#### INPUT

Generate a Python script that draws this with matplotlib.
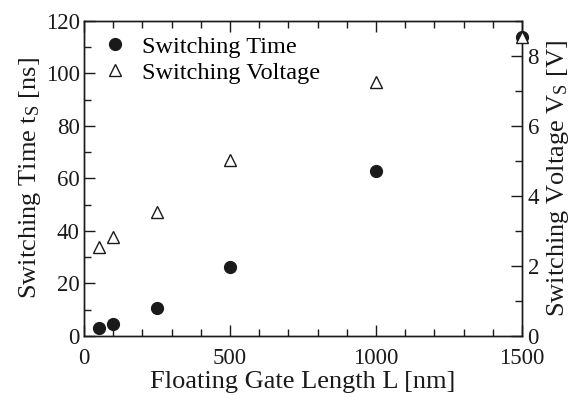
import matplotlib
matplotlib.use("Agg")
import matplotlib.pyplot as plt
from matplotlib.ticker import MultipleLocator

plt.rcParams["font.family"] = ["Liberation Serif", "DejaVu Serif"]
plt.rcParams["mathtext.fontset"] = "custom"
plt.rcParams["mathtext.rm"] = "Liberation Serif"
plt.rcParams["mathtext.it"] = "Liberation Serif:italic"

# Measured data
gate_length_nm = [50, 100, 250, 500, 1000, 1500]
switching_time_ns = [3.2, 4.7, 10.8, 26.2, 63.0, 113.8]
switching_voltage_v = [2.53, 2.83, 3.53, 5.04, 7.25, 8.54]

fs_tick = 16.5
fs_label = 19
fs_leg = 17.5
ink = "#1a1a1a"

fig = plt.figure(figsize=(5.8, 4.03), dpi=100)
ax = fig.add_axes([0.1448, 0.1663, 0.9 - 0.1448, 0.948 - 0.1663])
ax2 = ax.twinx()

h1, = ax.plot(gate_length_nm, switching_time_ns, "o", color=ink,
              markersize=8.5, linestyle="none", clip_on=False, zorder=3,
              label="Switching Time")
h2, = ax2.plot(gate_length_nm, switching_voltage_v, "^", markerfacecolor="white",
               markeredgecolor=ink, markeredgewidth=1.0, markersize=8,
               linestyle="none", clip_on=False, zorder=4,
               label="Switching Voltage")

ax.set_xlim(0, 1500)
ax.set_ylim(0, 120)
ax2.set_ylim(0, 9)

ax.xaxis.set_major_locator(MultipleLocator(500))
ax.xaxis.set_minor_locator(MultipleLocator(100))
ax.yaxis.set_major_locator(MultipleLocator(20))
ax.yaxis.set_minor_locator(MultipleLocator(10))
ax2.yaxis.set_major_locator(MultipleLocator(2))
ax2.yaxis.set_minor_locator(MultipleLocator(1))

ax.tick_params(which="both", direction="in", top=True, right=False,
               labelsize=fs_tick, colors=ink, width=1.0)
ax.tick_params(which="major", length=8)
ax.tick_params(which="minor", length=5)
ax.tick_params(axis="x", which="major", pad=9)
ax.tick_params(axis="y", which="major", pad=3)
ax2.tick_params(which="both", direction="in", labelsize=fs_tick,
                colors=ink, width=1.0)
ax2.tick_params(which="major", length=8, pad=4)
ax2.tick_params(which="minor", length=5)

for a in (ax, ax2):
    for s in a.spines.values():
        s.set_linewidth(1.0)
        s.set_color(ink)

ax.set_xlabel("Floating Gate Length L [nm]", fontsize=fs_label, color=ink, labelpad=1)
ax.set_ylabel(r"Switching Time t$_{\mathrm{S}}$ [ns]", fontsize=fs_label, color=ink, labelpad=2)
ax2.set_ylabel(r"Switching Voltage V$_{\mathrm{S}}$ [V]", fontsize=fs_label, color=ink,
               rotation=90, labelpad=4)

ax2.legend(handles=[h1, h2], loc="upper left", frameon=False, fontsize=fs_leg,
           handletextpad=0.5, borderaxespad=0.2, labelspacing=0.18,
           bbox_to_anchor=(0.005, 1.0), handlelength=1.2)

fig.savefig("out.png", dpi=100)
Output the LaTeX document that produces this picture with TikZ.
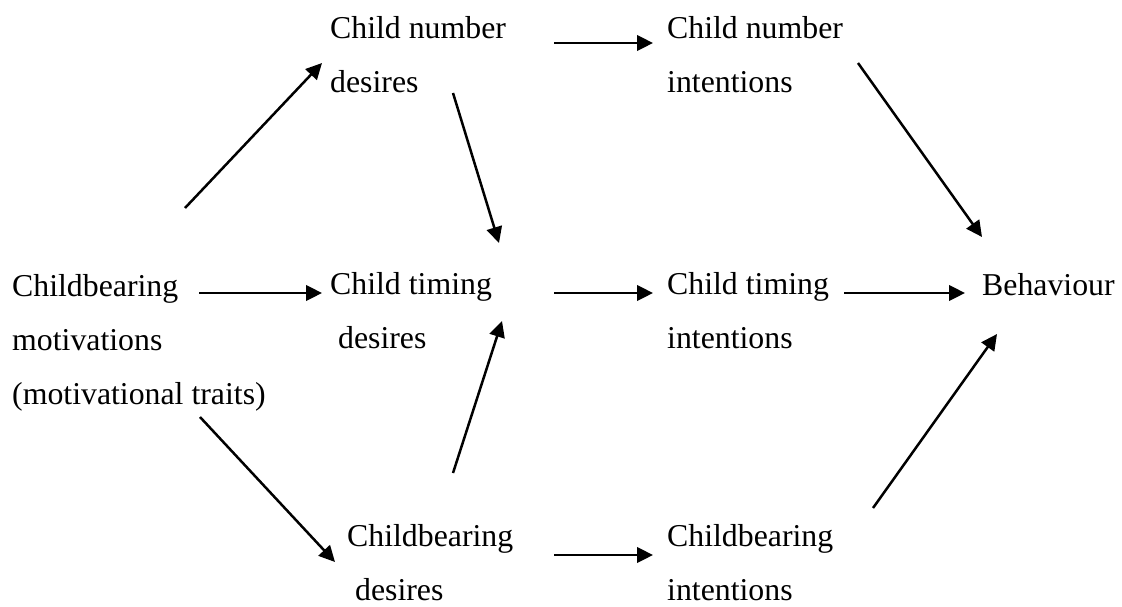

########

STATED EXERCISE:
Quote in full the listing given above; the images are to be left out.

WRITTEN ANSWER:
Generate a Python script that draws this with matplotlib.
import matplotlib
matplotlib.use("Agg")
import matplotlib.pyplot as plt
from matplotlib.ticker import MultipleLocator

plt.rcParams["font.family"] = ["Liberation Serif", "DejaVu Serif"]
plt.rcParams["mathtext.fontset"] = "custom"
plt.rcParams["mathtext.rm"] = "Liberation Serif"
plt.rcParams["mathtext.it"] = "Liberation Serif:italic"

# Measured data
gate_length_nm = [50, 100, 250, 500, 1000, 1500]
switching_time_ns = [3.2, 4.7, 10.8, 26.2, 63.0, 113.8]
switching_voltage_v = [2.53, 2.83, 3.53, 5.04, 7.25, 8.54]

fs_tick = 16.5
fs_label = 19
fs_leg = 17.5
ink = "#1a1a1a"

fig = plt.figure(figsize=(5.8, 4.03), dpi=100)
ax = fig.add_axes([0.1448, 0.1663, 0.9 - 0.1448, 0.948 - 0.1663])
ax2 = ax.twinx()

h1, = ax.plot(gate_length_nm, switching_time_ns, "o", color=ink,
              markersize=8.5, linestyle="none", clip_on=False, zorder=3,
              label="Switching Time")
h2, = ax2.plot(gate_length_nm, switching_voltage_v, "^", markerfacecolor="white",
               markeredgecolor=ink, markeredgewidth=1.0, markersize=8,
               linestyle="none", clip_on=False, zorder=4,
               label="Switching Voltage")

ax.set_xlim(0, 1500)
ax.set_ylim(0, 120)
ax2.set_ylim(0, 9)

ax.xaxis.set_major_locator(MultipleLocator(500))
ax.xaxis.set_minor_locator(MultipleLocator(100))
ax.yaxis.set_major_locator(MultipleLocator(20))
ax.yaxis.set_minor_locator(MultipleLocator(10))
ax2.yaxis.set_major_locator(MultipleLocator(2))
ax2.yaxis.set_minor_locator(MultipleLocator(1))

ax.tick_params(which="both", direction="in", top=True, right=False,
               labelsize=fs_tick, colors=ink, width=1.0)
ax.tick_params(which="major", length=8)
ax.tick_params(which="minor", length=5)
ax.tick_params(axis="x", which="major", pad=9)
ax.tick_params(axis="y", which="major", pad=3)
ax2.tick_params(which="both", direction="in", labelsize=fs_tick,
                colors=ink, width=1.0)
ax2.tick_params(which="major", length=8, pad=4)
ax2.tick_params(which="minor", length=5)

for a in (ax, ax2):
    for s in a.spines.values():
        s.set_linewidth(1.0)
        s.set_color(ink)

ax.set_xlabel("Floating Gate Length L [nm]", fontsize=fs_label, color=ink, labelpad=1)
ax.set_ylabel(r"Switching Time t$_{\mathrm{S}}$ [ns]", fontsize=fs_label, color=ink, labelpad=2)
ax2.set_ylabel(r"Switching Voltage V$_{\mathrm{S}}$ [V]", fontsize=fs_label, color=ink,
               rotation=90, labelpad=4)

ax2.legend(handles=[h1, h2], loc="upper left", frameon=False, fontsize=fs_leg,
           handletextpad=0.5, borderaxespad=0.2, labelspacing=0.18,
           bbox_to_anchor=(0.005, 1.0), handlelength=1.2)

fig.savefig("out.png", dpi=100)
Output the LaTeX document that produces this picture with TikZ.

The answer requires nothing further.